Valentines is Over- Now What?!

Valentines is over but being romantic should not. Do we go back to being Mr. Grouch, Ms. Naggy Poo, or Mr. and Mrs. War of the Roses (great movie for date night by the way)? I hope not! Now that you have been inspired continue being ROMANTIC and thinking of special ways to be show your admiration, appreciation, and adoration for your special someone. 

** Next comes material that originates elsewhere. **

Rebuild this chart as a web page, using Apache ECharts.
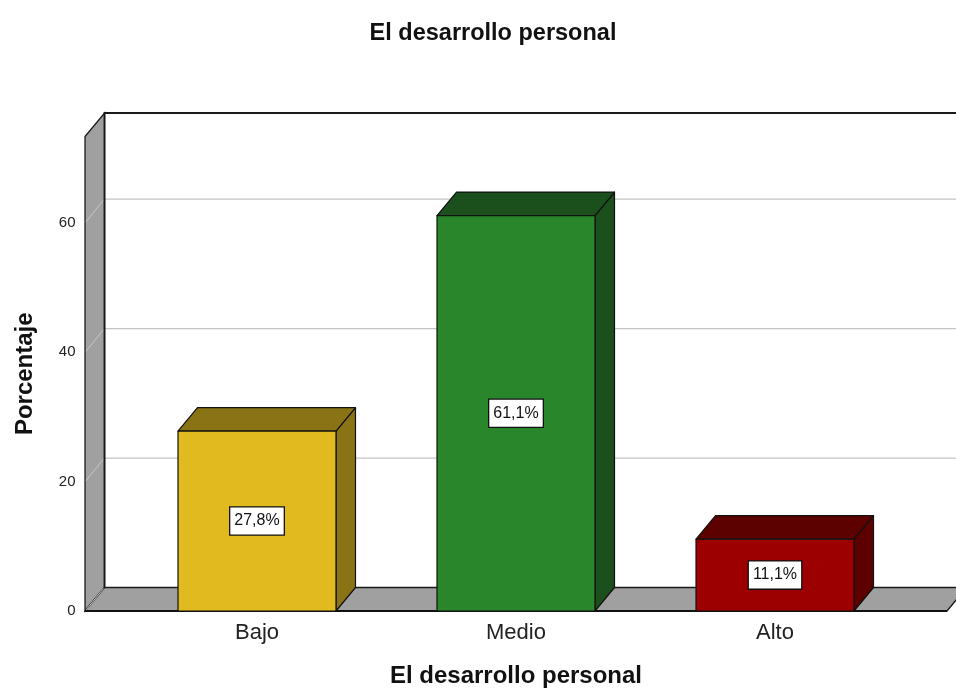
<!DOCTYPE html>
<html><head><meta charset="utf-8">
<script src="https://cdn.jsdelivr.net/npm/echarts@6/dist/echarts.min.js"></script>
<style>html,body{margin:0;padding:0;background:#fff;overflow:hidden}#c{width:956px;height:693px}</style>
</head><body><div id="c"></div>
<script>
var categories = ['Bajo', 'Medio', 'Alto'];
var percentages = [27.8, 61.1, 11.1];
var yTicks = [0, 20, 40, 60];
var frontColors = ['#E0BA1F', '#2A862B', '#9C0000'];
var darkColors = ['#8A7315', '#1B4F1B', '#5C0000'];

var DX = 19.5, DY = -23.5;
var chart = echarts.init(document.getElementById('c'), null, {width: 956, height: 693});
var FONT = 'Liberation Sans, Arial, sans-serif';

function wallRender(params, api) {
  var cs = params.coordSys;
  var band = api.size([1, 0])[0];
  var ext = band * 0.164;
  var L = cs.x - ext, R = cs.x + cs.width + ext;
  var B = api.coord([0, 0])[1];
  var T = cs.y;
  var ch = [];
  ch.push({type: 'polygon', shape: {points: [[L + DX, T + DY], [R + DX, T + DY], [R + DX, B + DY], [L + DX, B + DY]]},
    style: {fill: '#fff', stroke: null}});
  yTicks.forEach(function (v) {
    var y = api.coord([0, v])[1];
    if (v > 0) ch.push({type: 'line', shape: {x1: L + DX, y1: y + DY, x2: R + DX, y2: y + DY},
      style: {stroke: '#c4c4c4', lineWidth: 1.2}});
  });
  ch.push({type: 'polygon', shape: {points: [[L, T], [L + DX, T + DY], [L + DX, B + DY], [L, B]]},
    style: {fill: '#a0a0a0', stroke: '#1a1a1a', lineWidth: 1.3}});
  ch.push({type: 'polygon', shape: {points: [[L, B], [L + DX, B + DY], [R + DX, B + DY], [R, B]]},
    style: {fill: '#a0a0a0', stroke: '#1a1a1a', lineWidth: 1.3}});
  ch.push({type: 'line', shape: {x1: L, y1: B, x2: R, y2: B}, style: {stroke: '#111', lineWidth: 2}});
  yTicks.forEach(function (v) {
    var y = api.coord([0, v])[1];
    ch.push({type: 'line', shape: {x1: L + 1, y1: y - 1, x2: L + DX - 1, y2: y + DY + 1},
      style: {stroke: '#c8c8c8', lineWidth: 1}});
  });
  ch.push({type: 'polyline', shape: {points: [[L + DX, B + DY], [L + DX, T + DY], [R + DX + 20, T + DY]]},
    style: {stroke: '#1a1a1a', lineWidth: 1.8, fill: null}});
  return {type: 'group', children: ch};
}

function barRender(params, api) {
  var i = api.value(0), v = api.value(1);
  var c = api.coord([i, v]), c0 = api.coord([i, 0]);
  var w = api.size([1, 0])[0] * 0.61;
  var x0 = c[0] - w / 2, x1 = c[0] + w / 2, yt = c[1], yb = c0[1];
  var st = {stroke: '#111', lineWidth: 1.2, lineJoin: 'round'};
  var lbl = v.toFixed(1).replace('.', ',') + '%';
  return {type: 'group', children: [
    {type: 'polygon', shape: {points: [[x1, yt], [x1 + DX, yt + DY], [x1 + DX, yb + DY], [x1, yb]]},
      style: Object.assign({fill: darkColors[i]}, st)},
    {type: 'polygon', shape: {points: [[x0, yt], [x0 + DX, yt + DY], [x1 + DX, yt + DY], [x1, yt]]},
      style: Object.assign({fill: darkColors[i]}, st)},
    {type: 'rect', shape: {x: x0, y: yt, width: w, height: yb - yt},
      style: Object.assign({fill: frontColors[i]}, st)},
    {type: 'text', x: c[0], y: (yt + yb) / 2,
      style: {text: lbl, fill: '#111', font: '16px ' + FONT, align: 'center', verticalAlign: 'middle',
        backgroundColor: '#fff', borderColor: '#111', borderWidth: 1.3, padding: [6, 4, 5, 4]}}
  ]};
}

chart.setOption({
  animation: false,
  title: {text: 'El desarrollo personal', left: 488, top: 17, textAlign: 'center',
    textStyle: {fontFamily: FONT, fontSize: 23.5, fontWeight: 'bold', color: '#111'}},
  grid: {left: 127.5, width: 777, top: 136.5, height: 474.5},
  xAxis: {type: 'category', data: categories, boundaryGap: true,
    axisLine: {show: false}, axisTick: {show: false},
    axisLabel: {margin: 11, fontSize: 22, fontFamily: FONT, color: '#222'},
    name: 'El desarrollo personal', nameLocation: 'middle', nameGap: 53,
    nameTextStyle: {fontFamily: FONT, fontSize: 24, fontWeight: 'bold', color: '#111'}},
  yAxis: {type: 'value', min: 0, max: 73.32, interval: 20,
    axisLine: {show: false}, axisTick: {show: false}, splitLine: {show: false},
    axisLabel: {margin: 52, fontSize: 15, fontFamily: FONT, color: '#222', showMaxLabel: false},
    name: 'Porcentaje', nameLocation: 'middle', nameGap: 90,
    nameTextStyle: {fontFamily: FONT, fontSize: 24, fontWeight: 'bold', color: '#111'}},
  series: [
    {type: 'custom', renderItem: wallRender, data: [[0, 0]], z: 1, silent: true},
    {type: 'custom', renderItem: barRender, z: 2,
      data: percentages.map(function (p, i) { return [i, p]; })}
  ]
});
</script></body></html>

What does it mean to be all these things:

* Admiration is defined by the Free Dictionary online as a "feeling of strong approval or delight with regard to someone or something." Its always a good feeling for your special someone to feel as if you are delighted to be with them and approve of who you are. Knowing that the person you spend your time with admires who you are is a feeling that can keep a relationship strong. When a person starts to feel as if they are not delightful or approved by you then a break down can start to occur in your relationship. One way to show your admiration is to simply say it. I was once told tat "one thing about you that I love is how strong you are and how you are supportive of me." This let me know that he approved of the woman I was to him and that it brought him some comfort. Telling someone why you chose them can mean a lot, even in bad times.
Some good articles to read about showing admiration:
For women- http://www.familyminute.com/articles/marriage/general-marriage/showing-admiration-to-your-husband/#.VstDwvlVhHw
For men- http://alltruthisgodstruth.com/2012/08/14/25-ways-to-show-your-wife-you-love-her/


* Appreciation is defined as "the act of recognizing someones worth as a person or showing that you are grateful for something that person has done" according to the Cambridge English Dictionary online. I remember a conversation with someone I dated that had me very perplexed and feeling frustrated. They said that they didn't feel I appreciated them. I am not the one to take advantage of someone and always appreciate someones support, encouragement, help and so forth so this really hurt me that THEY did not feel as if I appreciated them when I did. Even more disturbing to me is that I loved them and that in itself made me appreciate who they were. I can't love someone I don't appreciate, can I? For me, no. So I had to do things (more than saying it) to show them that I appreciated them. I often times hear from couples that "my wife (or husband) does not appreciate me." My response usually is "are you showing that you appreciate them?" Appreciation goes both ways. We want to feel appreciated but we also want to show appreciation. That can be as simple as saying so or doing something to show that we appreciate them like cooking dinner for them, taking the kids out while they rest, or just listening when they need to vent. What we don't want to happen is for someone to not feel appreciated and stop doing things that you appreciate. Resentment has set in at this point and sometimes its hard to turn that around, so show your appreciation for your special someone as much as you can so they know that you admire who they are to you and that you appreciate all they do. 
For women- http://familyshare.com/marriage/how-to-show-appreciation-to-your-husband
For men- http://www.theravive.com/today/post/Happy-Wife-Happy-Life-How-to-Show-Appreciation-for-Your-Wife-0000260.aspx and http://www.whatchristianswanttoknow.com/6-ways-to-show-your-wife-you-appreciate-her/

* Adoration is probably the most important means of being ROMANTIC. Adoration is having a "deep love or respect" for someone. When you love someone you show it by admiring who they are and appreciating them. Loving someone also encompasses other things such as commitment, devotion, loyalty, trust, and RESPECT. Love is not harmful, abusive, demeaning, unfaithful or haughty. When you love someone you do everything in your power to make them happy. You support them. You take care of them. You want to please them. You show it. To adore someone is to have respect for the relationship you have at all times. I can't express enough that if we think about our special someone and make them a priority in our lives then we can not go wrong. This does not mean, compromise yourself. It means that you understand that their happiness adds to your happiness. 
For both- http://tinybuddha.com/blog/52-ways-tell-someone-love-appreciate/ and http://thoughtcatalog.com/chelsea-fagan/2012/11/23-ways-to-show-someone-you-love-them/


All the above is something that should not only be done if you're married. It is also necessary for those who are dating and courting. All of the above are simple to do if you truly feel admiration, appreciation, and adoration for your special someone. Loving someone and being with someone should not be hard. Though relationships are not easy, they should not be an obstacle course and if we show these emotions/qualities all the time (or most of the time), it can reduce the stress that relationships bring and help maintain a healthy ROMANTIC relationship.